# [AVAILABLE DATA]
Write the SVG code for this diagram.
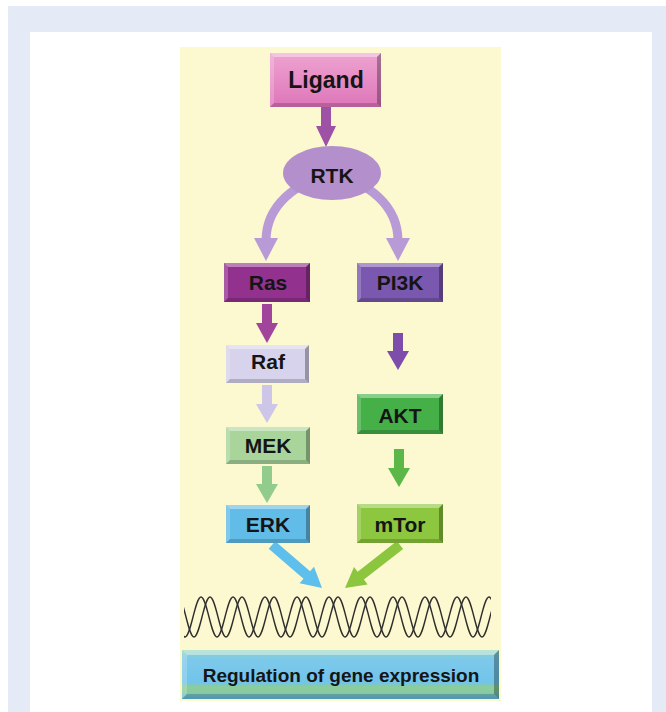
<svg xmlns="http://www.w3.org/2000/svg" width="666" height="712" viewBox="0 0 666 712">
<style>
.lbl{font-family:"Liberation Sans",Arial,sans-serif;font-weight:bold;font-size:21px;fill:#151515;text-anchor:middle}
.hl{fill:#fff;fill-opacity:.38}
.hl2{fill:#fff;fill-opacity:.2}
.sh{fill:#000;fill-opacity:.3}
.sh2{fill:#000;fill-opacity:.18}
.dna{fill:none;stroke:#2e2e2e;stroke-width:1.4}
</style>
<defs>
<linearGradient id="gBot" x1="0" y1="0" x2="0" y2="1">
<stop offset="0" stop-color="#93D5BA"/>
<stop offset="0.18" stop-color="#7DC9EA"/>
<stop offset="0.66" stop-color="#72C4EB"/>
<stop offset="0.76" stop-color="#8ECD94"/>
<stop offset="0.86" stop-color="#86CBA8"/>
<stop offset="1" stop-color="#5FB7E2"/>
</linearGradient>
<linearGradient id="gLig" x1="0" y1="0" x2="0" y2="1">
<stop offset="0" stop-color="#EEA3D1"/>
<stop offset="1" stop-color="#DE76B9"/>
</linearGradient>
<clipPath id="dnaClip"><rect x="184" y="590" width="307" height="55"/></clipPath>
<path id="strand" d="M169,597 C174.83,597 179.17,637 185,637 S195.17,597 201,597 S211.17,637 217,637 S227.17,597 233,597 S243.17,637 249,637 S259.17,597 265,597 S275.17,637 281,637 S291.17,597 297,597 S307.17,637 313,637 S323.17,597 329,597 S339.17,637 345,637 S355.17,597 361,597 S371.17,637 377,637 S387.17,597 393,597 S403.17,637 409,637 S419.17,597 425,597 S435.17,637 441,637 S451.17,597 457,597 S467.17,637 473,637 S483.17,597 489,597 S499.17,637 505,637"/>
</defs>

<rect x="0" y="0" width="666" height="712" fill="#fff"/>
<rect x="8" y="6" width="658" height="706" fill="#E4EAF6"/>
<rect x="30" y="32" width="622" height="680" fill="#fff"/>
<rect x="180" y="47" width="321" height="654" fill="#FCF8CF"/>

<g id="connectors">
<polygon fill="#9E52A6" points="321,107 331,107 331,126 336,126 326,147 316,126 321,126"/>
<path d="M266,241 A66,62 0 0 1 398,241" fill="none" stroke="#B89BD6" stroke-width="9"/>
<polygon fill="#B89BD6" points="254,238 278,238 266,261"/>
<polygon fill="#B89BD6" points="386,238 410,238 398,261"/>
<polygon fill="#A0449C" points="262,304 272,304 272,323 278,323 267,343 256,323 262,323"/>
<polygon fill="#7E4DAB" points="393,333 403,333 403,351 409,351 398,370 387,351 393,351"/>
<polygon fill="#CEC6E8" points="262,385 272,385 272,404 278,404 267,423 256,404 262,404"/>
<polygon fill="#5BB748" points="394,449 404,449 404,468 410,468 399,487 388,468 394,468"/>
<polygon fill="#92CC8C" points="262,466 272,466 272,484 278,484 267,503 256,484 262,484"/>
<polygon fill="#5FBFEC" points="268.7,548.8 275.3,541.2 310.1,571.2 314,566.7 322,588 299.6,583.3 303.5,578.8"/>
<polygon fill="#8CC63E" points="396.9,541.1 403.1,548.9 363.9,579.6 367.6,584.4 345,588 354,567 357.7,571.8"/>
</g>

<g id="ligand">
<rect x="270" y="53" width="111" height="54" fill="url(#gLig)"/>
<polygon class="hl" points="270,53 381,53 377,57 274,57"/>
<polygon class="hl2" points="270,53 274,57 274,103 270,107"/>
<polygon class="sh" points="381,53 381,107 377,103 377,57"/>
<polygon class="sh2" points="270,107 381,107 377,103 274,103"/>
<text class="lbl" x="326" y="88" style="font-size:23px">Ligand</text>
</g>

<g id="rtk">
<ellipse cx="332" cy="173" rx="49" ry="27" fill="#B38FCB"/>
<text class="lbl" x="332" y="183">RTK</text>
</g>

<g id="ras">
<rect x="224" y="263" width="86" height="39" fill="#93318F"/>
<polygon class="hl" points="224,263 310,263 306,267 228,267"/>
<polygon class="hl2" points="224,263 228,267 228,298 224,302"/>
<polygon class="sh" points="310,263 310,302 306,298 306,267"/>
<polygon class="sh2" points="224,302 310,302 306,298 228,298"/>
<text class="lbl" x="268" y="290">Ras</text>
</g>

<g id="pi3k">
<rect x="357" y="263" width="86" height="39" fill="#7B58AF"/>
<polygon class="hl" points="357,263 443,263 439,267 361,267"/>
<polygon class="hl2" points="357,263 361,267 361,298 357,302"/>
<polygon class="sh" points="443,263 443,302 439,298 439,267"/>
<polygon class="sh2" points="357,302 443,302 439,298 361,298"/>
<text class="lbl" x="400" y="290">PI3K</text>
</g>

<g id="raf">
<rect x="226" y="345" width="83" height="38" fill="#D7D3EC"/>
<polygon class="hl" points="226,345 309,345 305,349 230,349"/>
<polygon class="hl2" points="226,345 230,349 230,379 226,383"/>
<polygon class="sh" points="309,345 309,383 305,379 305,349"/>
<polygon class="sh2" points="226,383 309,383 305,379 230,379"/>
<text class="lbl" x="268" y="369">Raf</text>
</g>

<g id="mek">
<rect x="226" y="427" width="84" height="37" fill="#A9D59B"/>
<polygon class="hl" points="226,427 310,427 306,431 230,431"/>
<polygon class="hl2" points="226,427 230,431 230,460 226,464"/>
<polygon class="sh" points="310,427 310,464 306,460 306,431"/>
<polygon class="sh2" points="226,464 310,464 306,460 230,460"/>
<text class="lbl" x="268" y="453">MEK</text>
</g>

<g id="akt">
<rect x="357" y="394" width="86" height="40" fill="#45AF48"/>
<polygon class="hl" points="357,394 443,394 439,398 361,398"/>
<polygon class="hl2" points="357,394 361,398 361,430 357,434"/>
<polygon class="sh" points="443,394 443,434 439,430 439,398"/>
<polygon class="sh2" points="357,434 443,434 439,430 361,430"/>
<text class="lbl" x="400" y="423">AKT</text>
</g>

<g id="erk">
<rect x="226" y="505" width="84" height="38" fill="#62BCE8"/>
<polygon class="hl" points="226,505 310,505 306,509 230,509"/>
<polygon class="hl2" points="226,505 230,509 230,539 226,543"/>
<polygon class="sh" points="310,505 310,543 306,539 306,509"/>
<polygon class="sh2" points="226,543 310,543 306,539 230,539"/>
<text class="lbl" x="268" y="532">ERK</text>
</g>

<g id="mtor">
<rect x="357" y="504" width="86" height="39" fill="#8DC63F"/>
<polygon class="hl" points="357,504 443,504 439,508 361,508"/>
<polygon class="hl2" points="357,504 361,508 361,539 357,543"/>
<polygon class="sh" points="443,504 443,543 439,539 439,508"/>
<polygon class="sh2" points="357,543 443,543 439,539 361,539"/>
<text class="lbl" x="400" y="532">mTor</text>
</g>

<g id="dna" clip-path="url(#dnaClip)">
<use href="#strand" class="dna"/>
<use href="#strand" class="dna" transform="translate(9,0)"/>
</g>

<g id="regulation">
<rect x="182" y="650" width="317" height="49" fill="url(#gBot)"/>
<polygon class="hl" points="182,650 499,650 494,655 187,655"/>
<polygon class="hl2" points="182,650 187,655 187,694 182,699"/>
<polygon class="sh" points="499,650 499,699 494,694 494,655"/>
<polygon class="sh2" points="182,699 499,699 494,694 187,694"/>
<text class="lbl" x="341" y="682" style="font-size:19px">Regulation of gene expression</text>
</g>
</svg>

# [TO BE DONE]
Reproduce the material in its entirety and word for word, without the pictures.

# [COMPLETE ANSWER]
Write the SVG code for this diagram.
<svg xmlns="http://www.w3.org/2000/svg" width="666" height="712" viewBox="0 0 666 712">
<style>
.lbl{font-family:"Liberation Sans",Arial,sans-serif;font-weight:bold;font-size:21px;fill:#151515;text-anchor:middle}
.hl{fill:#fff;fill-opacity:.38}
.hl2{fill:#fff;fill-opacity:.2}
.sh{fill:#000;fill-opacity:.3}
.sh2{fill:#000;fill-opacity:.18}
.dna{fill:none;stroke:#2e2e2e;stroke-width:1.4}
</style>
<defs>
<linearGradient id="gBot" x1="0" y1="0" x2="0" y2="1">
<stop offset="0" stop-color="#93D5BA"/>
<stop offset="0.18" stop-color="#7DC9EA"/>
<stop offset="0.66" stop-color="#72C4EB"/>
<stop offset="0.76" stop-color="#8ECD94"/>
<stop offset="0.86" stop-color="#86CBA8"/>
<stop offset="1" stop-color="#5FB7E2"/>
</linearGradient>
<linearGradient id="gLig" x1="0" y1="0" x2="0" y2="1">
<stop offset="0" stop-color="#EEA3D1"/>
<stop offset="1" stop-color="#DE76B9"/>
</linearGradient>
<clipPath id="dnaClip"><rect x="184" y="590" width="307" height="55"/></clipPath>
<path id="strand" d="M169,597 C174.83,597 179.17,637 185,637 S195.17,597 201,597 S211.17,637 217,637 S227.17,597 233,597 S243.17,637 249,637 S259.17,597 265,597 S275.17,637 281,637 S291.17,597 297,597 S307.17,637 313,637 S323.17,597 329,597 S339.17,637 345,637 S355.17,597 361,597 S371.17,637 377,637 S387.17,597 393,597 S403.17,637 409,637 S419.17,597 425,597 S435.17,637 441,637 S451.17,597 457,597 S467.17,637 473,637 S483.17,597 489,597 S499.17,637 505,637"/>
</defs>

<rect x="0" y="0" width="666" height="712" fill="#fff"/>
<rect x="8" y="6" width="658" height="706" fill="#E4EAF6"/>
<rect x="30" y="32" width="622" height="680" fill="#fff"/>
<rect x="180" y="47" width="321" height="654" fill="#FCF8CF"/>

<g id="connectors">
<polygon fill="#9E52A6" points="321,107 331,107 331,126 336,126 326,147 316,126 321,126"/>
<path d="M266,241 A66,62 0 0 1 398,241" fill="none" stroke="#B89BD6" stroke-width="9"/>
<polygon fill="#B89BD6" points="254,238 278,238 266,261"/>
<polygon fill="#B89BD6" points="386,238 410,238 398,261"/>
<polygon fill="#A0449C" points="262,304 272,304 272,323 278,323 267,343 256,323 262,323"/>
<polygon fill="#7E4DAB" points="393,333 403,333 403,351 409,351 398,370 387,351 393,351"/>
<polygon fill="#CEC6E8" points="262,385 272,385 272,404 278,404 267,423 256,404 262,404"/>
<polygon fill="#5BB748" points="394,449 404,449 404,468 410,468 399,487 388,468 394,468"/>
<polygon fill="#92CC8C" points="262,466 272,466 272,484 278,484 267,503 256,484 262,484"/>
<polygon fill="#5FBFEC" points="268.7,548.8 275.3,541.2 310.1,571.2 314,566.7 322,588 299.6,583.3 303.5,578.8"/>
<polygon fill="#8CC63E" points="396.9,541.1 403.1,548.9 363.9,579.6 367.6,584.4 345,588 354,567 357.7,571.8"/>
</g>

<g id="ligand">
<rect x="270" y="53" width="111" height="54" fill="url(#gLig)"/>
<polygon class="hl" points="270,53 381,53 377,57 274,57"/>
<polygon class="hl2" points="270,53 274,57 274,103 270,107"/>
<polygon class="sh" points="381,53 381,107 377,103 377,57"/>
<polygon class="sh2" points="270,107 381,107 377,103 274,103"/>
<text class="lbl" x="326" y="88" style="font-size:23px">Ligand</text>
</g>

<g id="rtk">
<ellipse cx="332" cy="173" rx="49" ry="27" fill="#B38FCB"/>
<text class="lbl" x="332" y="183">RTK</text>
</g>

<g id="ras">
<rect x="224" y="263" width="86" height="39" fill="#93318F"/>
<polygon class="hl" points="224,263 310,263 306,267 228,267"/>
<polygon class="hl2" points="224,263 228,267 228,298 224,302"/>
<polygon class="sh" points="310,263 310,302 306,298 306,267"/>
<polygon class="sh2" points="224,302 310,302 306,298 228,298"/>
<text class="lbl" x="268" y="290">Ras</text>
</g>

<g id="pi3k">
<rect x="357" y="263" width="86" height="39" fill="#7B58AF"/>
<polygon class="hl" points="357,263 443,263 439,267 361,267"/>
<polygon class="hl2" points="357,263 361,267 361,298 357,302"/>
<polygon class="sh" points="443,263 443,302 439,298 439,267"/>
<polygon class="sh2" points="357,302 443,302 439,298 361,298"/>
<text class="lbl" x="400" y="290">PI3K</text>
</g>

<g id="raf">
<rect x="226" y="345" width="83" height="38" fill="#D7D3EC"/>
<polygon class="hl" points="226,345 309,345 305,349 230,349"/>
<polygon class="hl2" points="226,345 230,349 230,379 226,383"/>
<polygon class="sh" points="309,345 309,383 305,379 305,349"/>
<polygon class="sh2" points="226,383 309,383 305,379 230,379"/>
<text class="lbl" x="268" y="369">Raf</text>
</g>

<g id="mek">
<rect x="226" y="427" width="84" height="37" fill="#A9D59B"/>
<polygon class="hl" points="226,427 310,427 306,431 230,431"/>
<polygon class="hl2" points="226,427 230,431 230,460 226,464"/>
<polygon class="sh" points="310,427 310,464 306,460 306,431"/>
<polygon class="sh2" points="226,464 310,464 306,460 230,460"/>
<text class="lbl" x="268" y="453">MEK</text>
</g>

<g id="akt">
<rect x="357" y="394" width="86" height="40" fill="#45AF48"/>
<polygon class="hl" points="357,394 443,394 439,398 361,398"/>
<polygon class="hl2" points="357,394 361,398 361,430 357,434"/>
<polygon class="sh" points="443,394 443,434 439,430 439,398"/>
<polygon class="sh2" points="357,434 443,434 439,430 361,430"/>
<text class="lbl" x="400" y="423">AKT</text>
</g>

<g id="erk">
<rect x="226" y="505" width="84" height="38" fill="#62BCE8"/>
<polygon class="hl" points="226,505 310,505 306,509 230,509"/>
<polygon class="hl2" points="226,505 230,509 230,539 226,543"/>
<polygon class="sh" points="310,505 310,543 306,539 306,509"/>
<polygon class="sh2" points="226,543 310,543 306,539 230,539"/>
<text class="lbl" x="268" y="532">ERK</text>
</g>

<g id="mtor">
<rect x="357" y="504" width="86" height="39" fill="#8DC63F"/>
<polygon class="hl" points="357,504 443,504 439,508 361,508"/>
<polygon class="hl2" points="357,504 361,508 361,539 357,543"/>
<polygon class="sh" points="443,504 443,543 439,539 439,508"/>
<polygon class="sh2" points="357,543 443,543 439,539 361,539"/>
<text class="lbl" x="400" y="532">mTor</text>
</g>

<g id="dna" clip-path="url(#dnaClip)">
<use href="#strand" class="dna"/>
<use href="#strand" class="dna" transform="translate(9,0)"/>
</g>

<g id="regulation">
<rect x="182" y="650" width="317" height="49" fill="url(#gBot)"/>
<polygon class="hl" points="182,650 499,650 494,655 187,655"/>
<polygon class="hl2" points="182,650 187,655 187,694 182,699"/>
<polygon class="sh" points="499,650 499,699 494,694 494,655"/>
<polygon class="sh2" points="182,699 499,699 494,694 187,694"/>
<text class="lbl" x="341" y="682" style="font-size:19px">Regulation of gene expression</text>
</g>
</svg>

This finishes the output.